■花見は、日本最大の集団イベント
桜は日本の集団文化の象徴である。そのため、花見はほぼすべての日本人が参加する日本最大の集団イベントと化している。この列島の津々浦々に住む膨大な数の人々が移動する中、花見を心の底から楽しむ鑑賞イベントにしようと思えば、日本人の「集団性の秩序」や「習慣となった花見のルール」に反して実現させることは難しい。もちろん、花見のルールが全員同じであるわけではないが、一般的な日本人が守るべきだと考えているルールは以下の通りだ。
1. 桜は美しい生命であり、絶対に枝を折ってはならない。
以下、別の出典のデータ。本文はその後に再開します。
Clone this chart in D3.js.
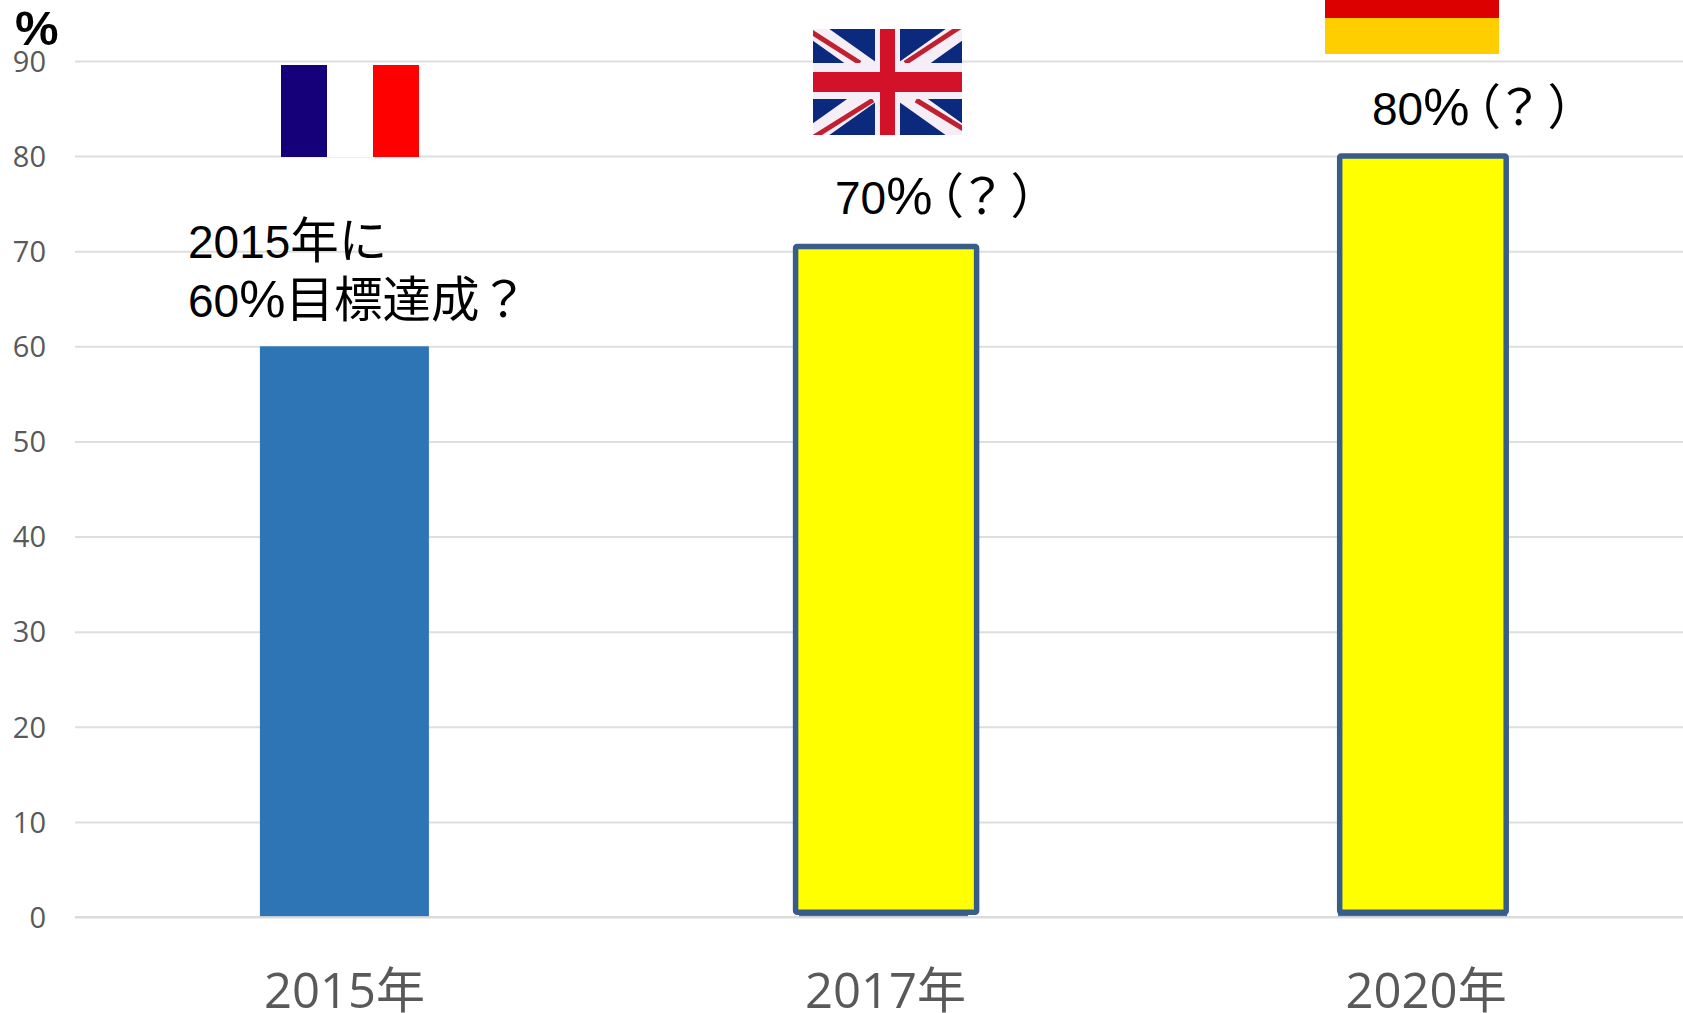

一般の日本人は桜の木の根を傷つけないようにと、自分たちが座るイスやビニールシートなども桜の根元に置かないように気を付けている。
2. 美と人の行動は密接につながっている。花見をする際のルールとして、自分が出したゴミは家に持ち帰ること。日本人は桜の季節の美しく幻想的な世界がゴミによって汚されてしまうことを非常に嫌っている。
3. 花見をする際、お互いに尊重し、譲り合うことで、和やかな雰囲気になる。それによって、花の美しさを堪能し、お互いに感応し合える。場所取りではなるべく場所を控えめに確保し、鑑賞時間を短めにし、多くの人と一緒に美しい景色を共有できるようにする。
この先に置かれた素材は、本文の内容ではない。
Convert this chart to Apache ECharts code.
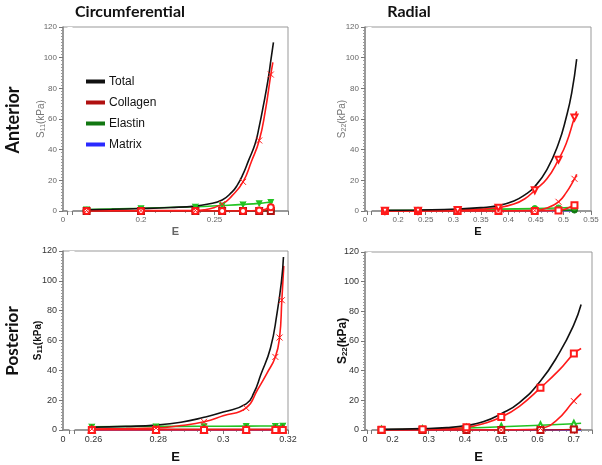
<!DOCTYPE html>
<html><head><meta charset="utf-8">
<script src="https://cdn.jsdelivr.net/npm/echarts@6/dist/echarts.min.js"></script>
<style>html,body{margin:0;padding:0;background:#fff}#c{width:602px;height:465px}</style>
</head><body><div id="c"></div>
<script>
// ---------- DATA (E, S in kPa) ----------
const colTitles = ['Circumferential', 'Radial'];
const rowTitles = ['Anterior', 'Posterior'];
const legendNames = ['Total', 'Collagen', 'Elastin', 'Matrix'];

// tick labels of the four x axes
const tlTicks = [0, 0.2, 0.25];
const trTicks = [0, 0.2, 0.25, 0.3, 0.35, 0.4, 0.45, 0.5, 0.55];
const blTicks = [0, 0.26, 0.28, 0.3, 0.32];
const brTicks = [0, 0.2, 0.3, 0.4, 0.5, 0.6, 0.7];
const yTicks = [0, 20, 40, 60, 80, 100, 120];

// Anterior, circumferential
const tlMarkE = [0.163, 0.2, 0.237, 0.2552, 0.2694, 0.2804, 0.2883];
const tlTotal = [[0.163,0.8],[0.18,1.1],[0.2,1.6],[0.22,2.3],[0.237,3.2],[0.245,4.4],[0.2552,7.2],[0.262,12.5],[0.2653,16.5],[0.2694,24],[0.2732,33],[0.2777,44],[0.2804,55],[0.2833,69],[0.2865,86],[0.2883,98],[0.2901,110]];
const tlCol1 = [[0.163,0.3],[0.2,0.3],[0.237,0.3],[0.243,0.8],[0.2552,4.5],[0.262,10],[0.2694,19],[0.275,32],[0.2804,46],[0.2845,65],[0.2883,89],[0.2897,97]];
const tlCol2 = [[0.163,0],[0.2,0],[0.237,0],[0.2552,0],[0.2694,0],[0.2804,0.3],[0.2883,2.5],[0.2897,4]];
const tlCol3 = [[0.163,0],[0.2,0],[0.237,0],[0.2552,0],[0.2694,0],[0.2804,0],[0.2883,0],[0.2897,0]];
const tlEla = [[0.163,1.0],[0.2,1.8],[0.237,2.8],[0.2552,3.6],[0.2694,4.3],[0.2804,5.0],[0.2883,5.8],[0.2897,6]];
const tlEla2 = [[0.163,0.1],[0.2883,0.1],[0.2897,0.1]];
const tlMat = [[0.163,0.2],[0.2897,0.2]];

// Anterior, radial
const trMarkE = [0.176, 0.236, 0.308, 0.382, 0.448, 0.491, 0.52];
const trTotal = [[0.176,0.4],[0.236,0.7],[0.308,1.3],[0.35,2.2],[0.382,3.5],[0.41,6.5],[0.43,10.5],[0.448,16],[0.47,27],[0.491,44],[0.505,61],[0.515,77],[0.524,99]];
const trCol1 = [[0.176,0.1],[0.236,0.2],[0.308,0.6],[0.35,1.2],[0.382,2.2],[0.41,4.5],[0.43,8],[0.448,13.5],[0.47,21],[0.491,33.5],[0.505,44],[0.52,61],[0.524,65]];
const trCol2 = [[0.176,0],[0.236,0],[0.308,0],[0.382,0],[0.448,0.3],[0.47,2],[0.491,6],[0.505,12],[0.52,21],[0.524,24]];
const trCol3 = [[0.176,0],[0.236,0],[0.308,0],[0.382,0],[0.448,0],[0.491,0.4],[0.505,1.5],[0.52,3.8],[0.524,4.2]];
const trEla = [[0.176,0.3],[0.236,0.5],[0.308,0.8],[0.382,1.2],[0.448,1.6],[0.491,2],[0.52,2.4],[0.524,2.5]];
const trEla2 = [[0.176,0.1],[0.308,0.2],[0.448,0.4],[0.491,0.5],[0.52,0.6],[0.524,0.6]];
const trMat = [[0.176,0.2],[0.524,0.2]];

// Posterior, circumferential
const blMarkE = [0.2595, 0.2793, 0.2941, 0.3071, 0.3161, 0.3174, 0.3181, 0.3184];
const blTotal = [[0.2595,1.8],[0.27,2.4],[0.2793,3.3],[0.287,5.2],[0.2941,8.5],[0.3,12],[0.3071,17.5],[0.3095,25],[0.3116,37],[0.3146,55],[0.3166,78],[0.318,100],[0.3186,116]];
const blCol1 = [[0.2595,0.6],[0.27,0.9],[0.2793,1.3],[0.287,3],[0.2941,5.5],[0.3,9.5],[0.3071,14.8],[0.3106,27],[0.3135,38],[0.3161,49],[0.3174,62],[0.3181,87],[0.3187,110]];
const blCol2 = [[0.2595,0],[0.2793,0],[0.2941,0],[0.3071,0],[0.3161,0],[0.3184,0]];
const blCol3 = [[0.2595,0.4],[0.2793,0.4],[0.2941,0.4],[0.3071,0.4],[0.3161,0.4],[0.3184,0.4]];
const blEla = [[0.2595,2.2],[0.2793,2.4],[0.2941,2.5],[0.3071,2.6],[0.3161,2.7],[0.3184,2.8]];
const blMat = [[0.2595,0.1],[0.3186,0.1]];

// Posterior, radial
const brMarkE = [0.17, 0.283, 0.404, 0.5, 0.608, 0.7];
const brTotal = [[0.17,0.4],[0.283,0.9],[0.35,1.6],[0.404,3],[0.45,5.5],[0.5,11],[0.55,18.5],[0.608,33],[0.66,52],[0.7,71],[0.72,84.6]];
const brCol1 = [[0.17,0.2],[0.283,0.5],[0.35,0.9],[0.404,1.8],[0.45,4.2],[0.5,8.7],[0.55,16],[0.608,28.4],[0.66,40.5],[0.7,51.5],[0.72,55]];
const brCol2 = [[0.17,0],[0.283,0],[0.404,0],[0.5,0],[0.58,0.3],[0.608,1],[0.65,6],[0.7,19.5],[0.72,24.5]];
const brCol3 = [[0.17,0],[0.283,0],[0.404,0],[0.5,0],[0.608,0],[0.7,0.3],[0.72,0.5]];
const brEla = [[0.17,0.2],[0.283,0.5],[0.404,1.3],[0.5,2.2],[0.608,3.2],[0.7,4.2],[0.72,4.5]];
const brMat = [[0.17,0.1],[0.72,0.1]];

// axis ranges: [min, max, interval, breakStart, breakEnd]
const xAxesVals = [[0, 0.30, 0.05, 0.003, 0.153],[0, 0.55, 0.05, 0.004, 0.152],[0, 0.32, 0.02, 0.002, 0.254],[0, 0.75, 0.1, 0.005, 0.142]];
const xTickSets = [tlTicks, trTicks, blTicks, brTicks];
const yAxisVals = [0, 120, 20];

// ---------- STYLE / LAYOUT ----------
const C = { total:'#111111', col:'#ff1a1a', ela:'#22c322', ela2:'#117711', mat:'#2a2aff' };
const SYM = {
  x: 'path://M0,0L10,10M10,0L0,10',
  v: 'path://M0,0L5,10L10,0'
};
const grids = [
  {left:63, top:27, width:225, height:184},
  {left:365, top:27, width:226, height:184},
  {left:63, top:251, width:225, height:183},
  {left:365, top:252, width:227, height:183}
];
const panelDark = [false, false, true, true];
const yNameGap = [16, 17, 19, 16];

const xAxis = xAxesVals.map((a, i) => ({
  type:'value', gridIndex:i, min:a[0], max:a[1], interval:a[2],
  breaks:[{start:a[3], end:a[4], gap:'2%'}],
  breakArea:{show:true, zigzagAmplitude:0, itemStyle:{color:'#fff', borderColor:'#fff', borderWidth:0, opacity:1}},
  name:'E', nameLocation:'middle', nameGap: panelDark[i] ? 21 : 15,
  nameTextStyle:{fontSize: panelDark[i] ? 13 : 11, fontWeight:'bold', color: (i===0) ? '#666' : '#111', fontFamily:'Liberation Sans'},
  axisLine:{lineStyle:{color:'#888', width:1.5}},
  axisTick:{show:true, length:4, lineStyle:{color:'#777'}},
  minorTick:{show:true, splitNumber:5, length:2, lineStyle:{color:'#999'}},
  splitLine:{show:false}, minorSplitLine:{show:false},
  axisLabel:{customValues: xTickSets[i], formatter: v => String(+v.toFixed(3)), hideOverlap:false,
    fontSize: panelDark[i] ? 9 : 8, color: panelDark[i] ? '#333' : '#666', margin:5, fontFamily:'Liberation Sans'}
}));

const yNames = ['11','22','11','22'];
const yAxis = yNames.map((s, i) => ({
  type:'value', gridIndex:i, min:yAxisVals[0], max:yAxisVals[1], interval:yAxisVals[2],
  name:'{s|S}{sub|' + s + '}{s|(kPa)}', nameLocation:'middle', nameRotate:90,
  nameGap: yNameGap[i], nameMoveOverlap:false,
  nameTextStyle:{rich:{
    s:{fontSize: panelDark[i] ? (i===2?10:12) : 10, fontWeight: panelDark[i]?'bold':'normal', color: panelDark[i] ? '#111' : '#777', fontFamily:'Liberation Sans'},
    sub:{fontSize: panelDark[i] ? 8 : 7, fontWeight: panelDark[i]?'bold':'normal', color: panelDark[i] ? '#111' : '#777', verticalAlign:'bottom', padding:[4,0,0,0], fontFamily:'Liberation Sans'}
  }},
  axisLine:{show:true, lineStyle:{color:'#888', width:1.5}},
  axisTick:{show:true, length:4, lineStyle:{color:'#777'}},
  minorTick:{show:true, splitNumber:10, length:2, lineStyle:{color:'#999'}},
  splitLine:{show:false},
  axisLabel:{customValues: yTicks, fontSize: panelDark[i] ? 9 : 8, color: panelDark[i] ? '#333' : '#666', margin:6, fontFamily:'Liberation Sans'}
}));

function line(name, gi, pts, markE, symbol, color, opts) {
  opts = opts || {};
  const data = pts.map(p => (markE && markE.indexOf(p[0]) >= 0 && symbol) ? {value:p} : {value:p, symbol:'none'});
  return Object.assign({
    type:'line', name:name, xAxisIndex:gi, yAxisIndex:gi, data:data,
    smooth:0.5,
    symbol: symbol || 'none', symbolSize: 6, showSymbol:true, showAllSymbol:true,
    lineStyle:{color:color, width:1.6},
    itemStyle:{color:color, borderColor:color, borderWidth:1},
    emphasis:{disabled:true}, animation:false
  }, opts);
}

const series = [
  // TL
  line('Matrix',0,tlMat,null,null,C.mat),
  line('Elastin',0,tlEla2,tlMarkE,'emptyCircle',C.ela2),
  line('Elastin',0,tlEla,tlMarkE,SYM.v,C.ela),
  line('Collagen',0,tlCol3,tlMarkE,'emptyRect','#b01010'),
  line('Collagen',0,tlCol2,tlMarkE,'emptyCircle',C.col),
  line('Collagen',0,tlCol1,tlMarkE,SYM.x,C.col),
  line('Total',0,tlTotal,null,null,C.total),
  // TR
  line('Matrix',1,trMat,null,null,C.mat),
  line('Elastin',1,trEla2,trMarkE,'circle',C.ela2),
  line('Elastin',1,trEla,trMarkE,'circle',C.ela),
  line('Collagen',1,trCol3,trMarkE,'emptyRect',C.col),
  line('Collagen',1,trCol2,trMarkE,SYM.x,C.col),
  line('Collagen',1,trCol1,trMarkE,'emptyTriangle',C.col,{symbolRotate:180}),
  line('Total',1,trTotal,null,null,C.total),
  // BL
  line('Matrix',2,blMat,null,null,C.mat),
  line('Elastin',2,blEla,blMarkE,SYM.v,C.ela),
  line('Collagen',2,blCol3,blMarkE,'emptyTriangle','#c01010'),
  line('Collagen',2,blCol2,blMarkE,'emptyRect',C.col),
  line('Collagen',2,blCol1,blMarkE,SYM.x,C.col),
  line('Total',2,blTotal,null,null,C.total),
  // BR
  line('Matrix',3,brMat,null,null,C.mat),
  line('Elastin',3,brEla,brMarkE,'emptyTriangle',C.ela),
  line('Collagen',3,brCol3,brMarkE,'emptyRect','#c01010'),
  line('Collagen',3,brCol2,brMarkE,SYM.x,C.col),
  line('Collagen',3,brCol1,brMarkE,'emptyRect',C.col),
  line('Total',3,brTotal,null,null,C.total)
];

const option = {
  backgroundColor:'#fff',
  animation:false,
  title:[
    {text:colTitles[0], left:125, top:-1, textAlign:'center', textStyle:{fontSize:16, fontWeight:'bold', color:'#111', fontFamily:'Lato'}},
    {text:colTitles[1], left:404, top:-1, textAlign:'center', textStyle:{fontSize:16, fontWeight:'bold', color:'#111', fontFamily:'Lato'}}
  ],
  graphic:[
    {type:'text', x:4, y:120, rotation:Math.PI/2, style:{text:rowTitles[0], font:'bold 18px Lato', fill:'#111', align:'center', verticalAlign:'top'}},
    {type:'text', x:4, y:341, rotation:Math.PI/2, style:{text:rowTitles[1], font:'bold 17px Lato', fill:'#111', align:'center', verticalAlign:'top'}}
  ],
  legend:{
    data: legendNames.map(n => ({name:n, icon:'rect'})),
    orient:'vertical', left:81, top:70, itemWidth:17, itemHeight:2, itemGap:8,
    textStyle:{fontSize:12, color:'#111', fontFamily:'Liberation Sans', lineHeight:13},
    selectedMode:false
  },
  grid: grids.map(g => Object.assign({show:true, borderColor:'#999', borderWidth:1, backgroundColor:'transparent', containLabel:false}, g)),
  xAxis: xAxis,
  yAxis: yAxis,
  series: series
};

const chart = echarts.init(document.getElementById('c'), null, {renderer:'canvas'});
chart.setOption(option);
</script>
</body></html>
4. 日本人は、夜桜を鑑賞するのが好きだ。朧月や闇にぼうっと光る幻想的な花、花の色に染まった月、見え隠れする美、夜桜を見ていると、まるで心が夢の世界と夜の闇の境界を漂っているように感じる。しかし、その場がうるさかったとしたらどうだろう。近所の住民に迷惑がかかるだけでなく、夜の風や桜の花の静かな囁きを聞きに来た人々の迷惑にもなる。このため、花見には静けさに満ちた空間が最も重要となる。他人のことを考え、幻想的な美を鑑賞するためにも騒音を出さないように気を付けたい。
このように桜の花は日本の集団文化の象徴であり、それぞれの花びらが連なり、寄り添い合うことで、全体として見ると、川が海に流れ込むように、あらゆる場所で咲き誇る壮大な風景となる。現代の都市や景色の中で見られる桜の美しさは、このように古代より綿々と続いてきたものだ。そして、これは日本人の桜の花を慈しむ心から生まれたものであり、集団精神のルールと何世代にもわたる保護によって形成されてきたものだ。